▸ Requirements: Make a verbatim copy of the entries below; pictures stay out.

╭──

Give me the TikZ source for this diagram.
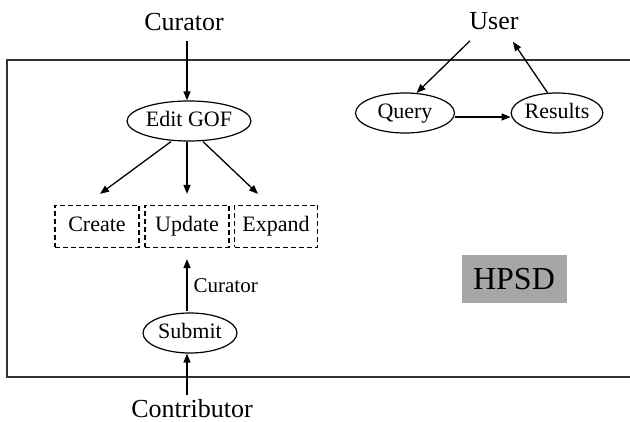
\documentclass[tikz,border=0pt]{standalone}
\usepackage{fontspec}
\setmainfont{Liberation Serif}
\usetikzlibrary{shapes.geometric,arrows.meta,calc}
\begin{document}
\begin{tikzpicture}[x=1pt,y=-1pt,
  every node/.style={inner sep=0pt},
  conn/.style={line width=1.3pt,-{Triangle[length=9pt,width=7pt]}},
  inner/.style={font=\fontsize{22}{24}\selectfont,text height=15pt,text depth=4pt},
  oval/.style={ellipse,draw,line width=1.2pt,inner},
  dbox/.style={draw,dash pattern=on 5pt off 3pt,line width=1.2pt,minimum height=42pt,inner},
  actor/.style={font=\fontsize{26}{28}\selectfont}]
\useasboundingbox (0,0) rectangle (630,422);
\draw[line width=1.8pt,black!80] (630,60) -- (7,60) -- (7,377) -- (630,377);
% actors
\node[actor] (cur) at (184,22) {Curator};
\node[actor] (user) at (494,21) {User};
\node[actor] (contrib) at (192,409) {Contributor};
% ovals
\node[oval,minimum width=124pt,minimum height=40pt] (edit) at (189,121) {Edit GOF};
\node[oval,minimum width=94pt,minimum height=40pt] (submit) at (190,333) {Submit};
\node[oval,minimum width=99pt,minimum height=40pt] (query) at (405,113) {Query};
\node[oval,minimum width=90pt,minimum height=40pt] (results) at (557,113) {Results};
% dashed boxes
\node[dbox,minimum width=84pt] (create) at (97,226.5) {Create};
\node[dbox,minimum width=84pt] (update) at (187,226.5) {Update};
\node[dbox,minimum width=83pt] (expand) at (276,226.5) {Expand};
% HPSD
\node[fill=black!35,minimum width=105pt,minimum height=48pt,font=\fontsize{32}{34}\selectfont] (hpsd) at (514,279) {HPSD};
% connectors
\draw[conn] ($(update.north|-cur.south)+(0,10)$) -- (edit.north -| update.north);
\draw[conn] ($(edit.south)+(-18,0)$) -- ($(create.north)+(3,-11)$);
\draw[conn] (edit.south -| update.north) -- ($(update.north)+(0,-11)$);
\draw[conn] ($(edit.south)+(14,0)$) -- ($(expand.north)+(-18,-11)$);
\draw[conn] ($(submit.north -| update.south)+(0,-1)$) -- ($(update.south)+(0,11)$) node[midway,right=6pt,font=\fontsize{21}{23}\selectfont] {Curator};
\draw[conn] ($(contrib.north -| update.south)+(0,-5)$) -- (submit.south -| update.south);
\draw[conn] ($(user.south)+(-24,11)$) -- (query.60);
\draw[conn] ($(query.east)+(0,4)$) -- ($(results.west)+(0,4)$);
\draw[conn] (results.115) -- ($(user.south)+(19,12)$);
\end{tikzpicture}
\end{document}
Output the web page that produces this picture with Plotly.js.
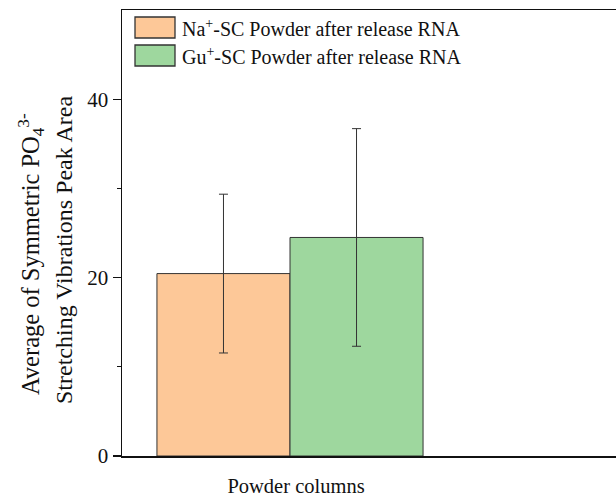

╰──

▸ Solution below:
Give me the TikZ source for this diagram.
\documentclass[tikz,border=0pt]{standalone}
\usepackage{fontspec}
\setmainfont{Liberation Serif}
\usetikzlibrary{shapes.geometric,arrows.meta,calc}
\begin{document}
\begin{tikzpicture}[x=1pt,y=-1pt,
  every node/.style={inner sep=0pt},
  conn/.style={line width=1.3pt,-{Triangle[length=9pt,width=7pt]}},
  inner/.style={font=\fontsize{22}{24}\selectfont,text height=15pt,text depth=4pt},
  oval/.style={ellipse,draw,line width=1.2pt,inner},
  dbox/.style={draw,dash pattern=on 5pt off 3pt,line width=1.2pt,minimum height=42pt,inner},
  actor/.style={font=\fontsize{26}{28}\selectfont}]
\useasboundingbox (0,0) rectangle (630,422);
\draw[line width=1.8pt,black!80] (630,60) -- (7,60) -- (7,377) -- (630,377);
% actors
\node[actor] (cur) at (184,22) {Curator};
\node[actor] (user) at (494,21) {User};
\node[actor] (contrib) at (192,409) {Contributor};
% ovals
\node[oval,minimum width=124pt,minimum height=40pt] (edit) at (189,121) {Edit GOF};
\node[oval,minimum width=94pt,minimum height=40pt] (submit) at (190,333) {Submit};
\node[oval,minimum width=99pt,minimum height=40pt] (query) at (405,113) {Query};
\node[oval,minimum width=90pt,minimum height=40pt] (results) at (557,113) {Results};
% dashed boxes
\node[dbox,minimum width=84pt] (create) at (97,226.5) {Create};
\node[dbox,minimum width=84pt] (update) at (187,226.5) {Update};
\node[dbox,minimum width=83pt] (expand) at (276,226.5) {Expand};
% HPSD
\node[fill=black!35,minimum width=105pt,minimum height=48pt,font=\fontsize{32}{34}\selectfont] (hpsd) at (514,279) {HPSD};
% connectors
\draw[conn] ($(update.north|-cur.south)+(0,10)$) -- (edit.north -| update.north);
\draw[conn] ($(edit.south)+(-18,0)$) -- ($(create.north)+(3,-11)$);
\draw[conn] (edit.south -| update.north) -- ($(update.north)+(0,-11)$);
\draw[conn] ($(edit.south)+(14,0)$) -- ($(expand.north)+(-18,-11)$);
\draw[conn] ($(submit.north -| update.south)+(0,-1)$) -- ($(update.south)+(0,11)$) node[midway,right=6pt,font=\fontsize{21}{23}\selectfont] {Curator};
\draw[conn] ($(contrib.north -| update.south)+(0,-5)$) -- (submit.south -| update.south);
\draw[conn] ($(user.south)+(-24,11)$) -- (query.60);
\draw[conn] ($(query.east)+(0,4)$) -- ($(results.west)+(0,4)$);
\draw[conn] (results.115) -- ($(user.south)+(19,12)$);
\end{tikzpicture}
\end{document}
Output the web page that produces this picture with Plotly.js.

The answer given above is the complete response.